WHAT TO PRODUCE →
Quote all of the data exactly as given. Skip every picture it contains.

— BEGIN DATASET SECTION —

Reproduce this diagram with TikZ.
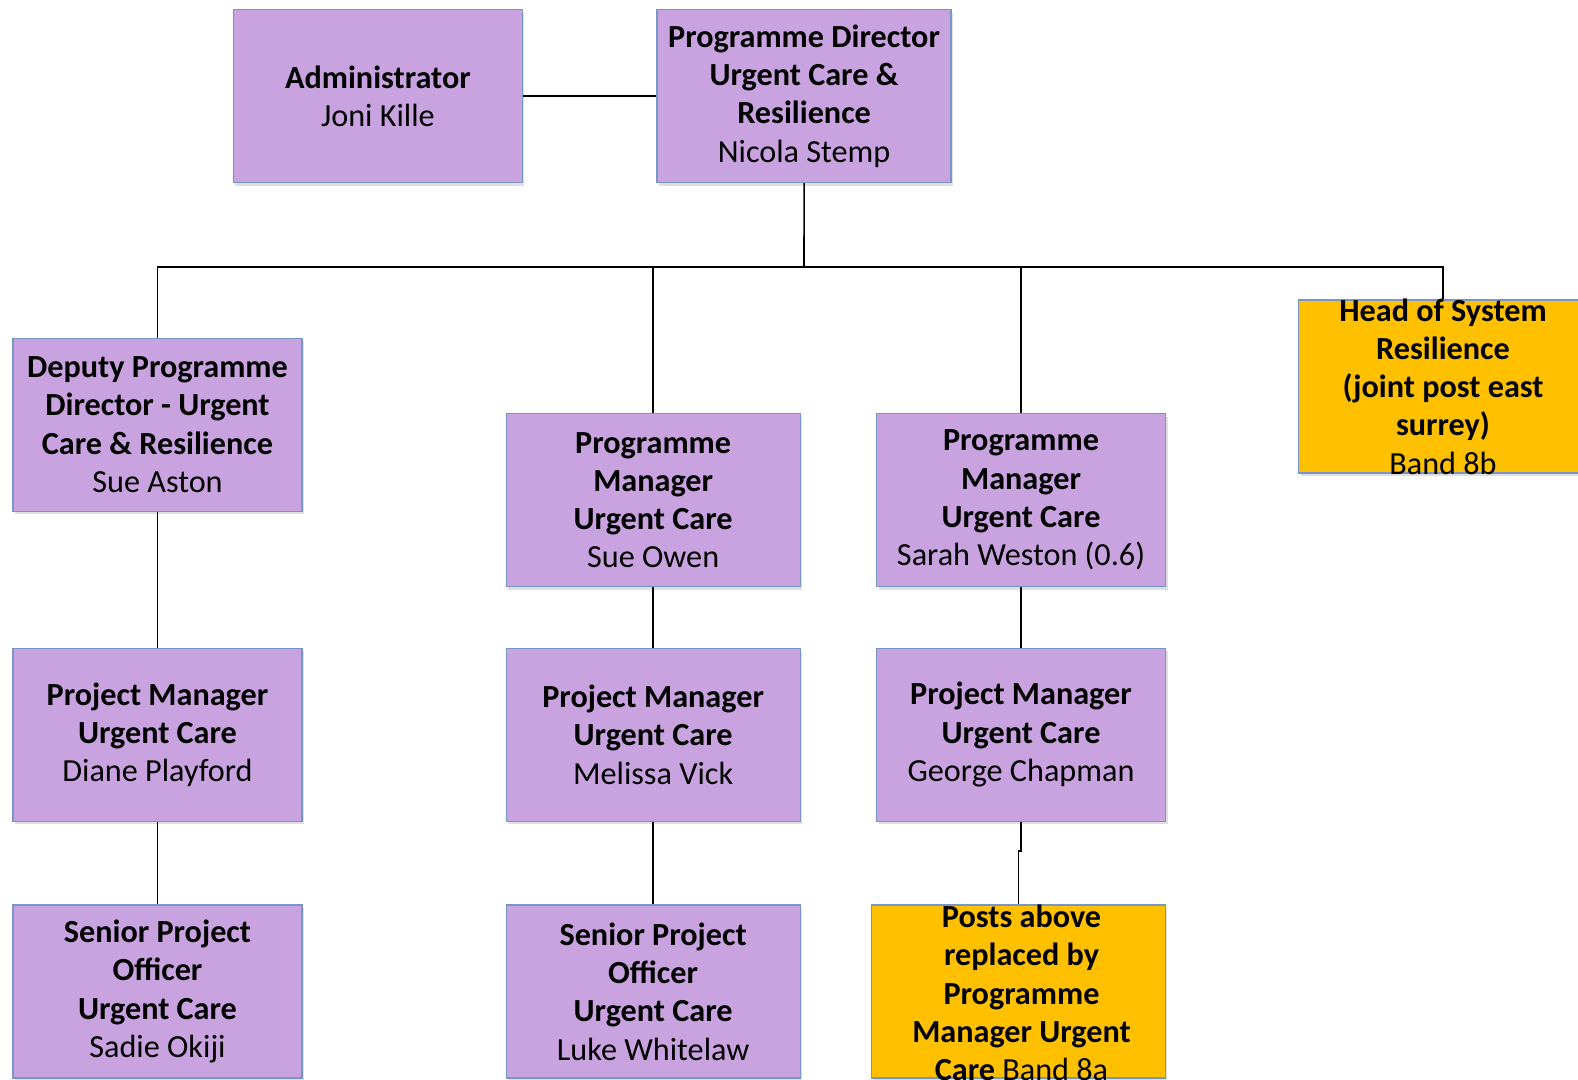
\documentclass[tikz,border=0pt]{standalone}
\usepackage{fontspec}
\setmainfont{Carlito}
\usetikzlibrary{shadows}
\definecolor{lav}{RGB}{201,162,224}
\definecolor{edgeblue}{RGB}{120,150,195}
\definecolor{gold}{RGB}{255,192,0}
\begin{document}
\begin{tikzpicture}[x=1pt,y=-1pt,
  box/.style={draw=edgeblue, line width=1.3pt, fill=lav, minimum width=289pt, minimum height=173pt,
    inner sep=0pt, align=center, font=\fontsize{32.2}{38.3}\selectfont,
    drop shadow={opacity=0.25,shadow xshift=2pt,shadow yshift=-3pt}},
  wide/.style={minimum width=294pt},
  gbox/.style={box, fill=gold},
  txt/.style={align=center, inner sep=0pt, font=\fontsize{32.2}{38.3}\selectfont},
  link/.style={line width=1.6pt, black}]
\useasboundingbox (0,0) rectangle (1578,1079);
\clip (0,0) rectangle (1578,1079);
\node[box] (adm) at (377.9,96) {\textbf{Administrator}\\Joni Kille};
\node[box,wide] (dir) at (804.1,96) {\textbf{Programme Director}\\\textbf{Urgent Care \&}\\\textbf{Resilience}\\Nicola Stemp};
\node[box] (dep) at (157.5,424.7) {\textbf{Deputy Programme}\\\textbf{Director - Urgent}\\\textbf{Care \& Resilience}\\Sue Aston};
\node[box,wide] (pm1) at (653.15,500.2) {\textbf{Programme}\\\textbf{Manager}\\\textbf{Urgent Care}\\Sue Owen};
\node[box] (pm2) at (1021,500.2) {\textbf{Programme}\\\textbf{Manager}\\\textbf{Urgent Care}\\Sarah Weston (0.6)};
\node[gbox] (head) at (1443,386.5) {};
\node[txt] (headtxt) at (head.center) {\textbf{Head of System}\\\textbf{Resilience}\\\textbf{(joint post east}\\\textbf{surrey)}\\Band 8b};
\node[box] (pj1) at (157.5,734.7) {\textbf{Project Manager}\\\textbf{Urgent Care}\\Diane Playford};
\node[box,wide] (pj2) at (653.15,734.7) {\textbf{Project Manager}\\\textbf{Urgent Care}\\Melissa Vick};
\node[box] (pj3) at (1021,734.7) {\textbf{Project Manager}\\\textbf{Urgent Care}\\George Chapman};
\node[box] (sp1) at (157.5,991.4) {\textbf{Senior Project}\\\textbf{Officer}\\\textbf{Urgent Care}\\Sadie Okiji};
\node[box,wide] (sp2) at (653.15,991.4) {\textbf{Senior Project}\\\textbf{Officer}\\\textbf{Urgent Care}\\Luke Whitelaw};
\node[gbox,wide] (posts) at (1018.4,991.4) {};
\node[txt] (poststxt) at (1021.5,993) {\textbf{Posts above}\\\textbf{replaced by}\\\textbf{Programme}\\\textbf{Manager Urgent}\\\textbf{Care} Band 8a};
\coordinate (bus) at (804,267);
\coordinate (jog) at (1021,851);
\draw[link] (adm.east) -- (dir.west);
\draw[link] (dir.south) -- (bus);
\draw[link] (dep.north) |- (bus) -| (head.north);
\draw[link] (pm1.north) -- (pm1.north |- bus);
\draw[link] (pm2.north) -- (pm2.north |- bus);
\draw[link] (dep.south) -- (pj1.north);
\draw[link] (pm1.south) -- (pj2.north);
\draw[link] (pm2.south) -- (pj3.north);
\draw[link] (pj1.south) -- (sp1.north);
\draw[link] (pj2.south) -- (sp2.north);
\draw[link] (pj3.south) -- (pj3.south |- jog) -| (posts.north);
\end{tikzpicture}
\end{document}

— END DATASET SECTION —

EXPECTED OUTPUT →
Reproduce this diagram with TikZ.
\documentclass[tikz,border=0pt]{standalone}
\usepackage{fontspec}
\setmainfont{Carlito}
\usetikzlibrary{shadows}
\definecolor{lav}{RGB}{201,162,224}
\definecolor{edgeblue}{RGB}{120,150,195}
\definecolor{gold}{RGB}{255,192,0}
\begin{document}
\begin{tikzpicture}[x=1pt,y=-1pt,
  box/.style={draw=edgeblue, line width=1.3pt, fill=lav, minimum width=289pt, minimum height=173pt,
    inner sep=0pt, align=center, font=\fontsize{32.2}{38.3}\selectfont,
    drop shadow={opacity=0.25,shadow xshift=2pt,shadow yshift=-3pt}},
  wide/.style={minimum width=294pt},
  gbox/.style={box, fill=gold},
  txt/.style={align=center, inner sep=0pt, font=\fontsize{32.2}{38.3}\selectfont},
  link/.style={line width=1.6pt, black}]
\useasboundingbox (0,0) rectangle (1578,1079);
\clip (0,0) rectangle (1578,1079);
\node[box] (adm) at (377.9,96) {\textbf{Administrator}\\Joni Kille};
\node[box,wide] (dir) at (804.1,96) {\textbf{Programme Director}\\\textbf{Urgent Care \&}\\\textbf{Resilience}\\Nicola Stemp};
\node[box] (dep) at (157.5,424.7) {\textbf{Deputy Programme}\\\textbf{Director - Urgent}\\\textbf{Care \& Resilience}\\Sue Aston};
\node[box,wide] (pm1) at (653.15,500.2) {\textbf{Programme}\\\textbf{Manager}\\\textbf{Urgent Care}\\Sue Owen};
\node[box] (pm2) at (1021,500.2) {\textbf{Programme}\\\textbf{Manager}\\\textbf{Urgent Care}\\Sarah Weston (0.6)};
\node[gbox] (head) at (1443,386.5) {};
\node[txt] (headtxt) at (head.center) {\textbf{Head of System}\\\textbf{Resilience}\\\textbf{(joint post east}\\\textbf{surrey)}\\Band 8b};
\node[box] (pj1) at (157.5,734.7) {\textbf{Project Manager}\\\textbf{Urgent Care}\\Diane Playford};
\node[box,wide] (pj2) at (653.15,734.7) {\textbf{Project Manager}\\\textbf{Urgent Care}\\Melissa Vick};
\node[box] (pj3) at (1021,734.7) {\textbf{Project Manager}\\\textbf{Urgent Care}\\George Chapman};
\node[box] (sp1) at (157.5,991.4) {\textbf{Senior Project}\\\textbf{Officer}\\\textbf{Urgent Care}\\Sadie Okiji};
\node[box,wide] (sp2) at (653.15,991.4) {\textbf{Senior Project}\\\textbf{Officer}\\\textbf{Urgent Care}\\Luke Whitelaw};
\node[gbox,wide] (posts) at (1018.4,991.4) {};
\node[txt] (poststxt) at (1021.5,993) {\textbf{Posts above}\\\textbf{replaced by}\\\textbf{Programme}\\\textbf{Manager Urgent}\\\textbf{Care} Band 8a};
\coordinate (bus) at (804,267);
\coordinate (jog) at (1021,851);
\draw[link] (adm.east) -- (dir.west);
\draw[link] (dir.south) -- (bus);
\draw[link] (dep.north) |- (bus) -| (head.north);
\draw[link] (pm1.north) -- (pm1.north |- bus);
\draw[link] (pm2.north) -- (pm2.north |- bus);
\draw[link] (dep.south) -- (pj1.north);
\draw[link] (pm1.south) -- (pj2.north);
\draw[link] (pm2.south) -- (pj3.north);
\draw[link] (pj1.south) -- (sp1.north);
\draw[link] (pj2.south) -- (sp2.north);
\draw[link] (pj3.south) -- (pj3.south |- jog) -| (posts.north);
\end{tikzpicture}
\end{document}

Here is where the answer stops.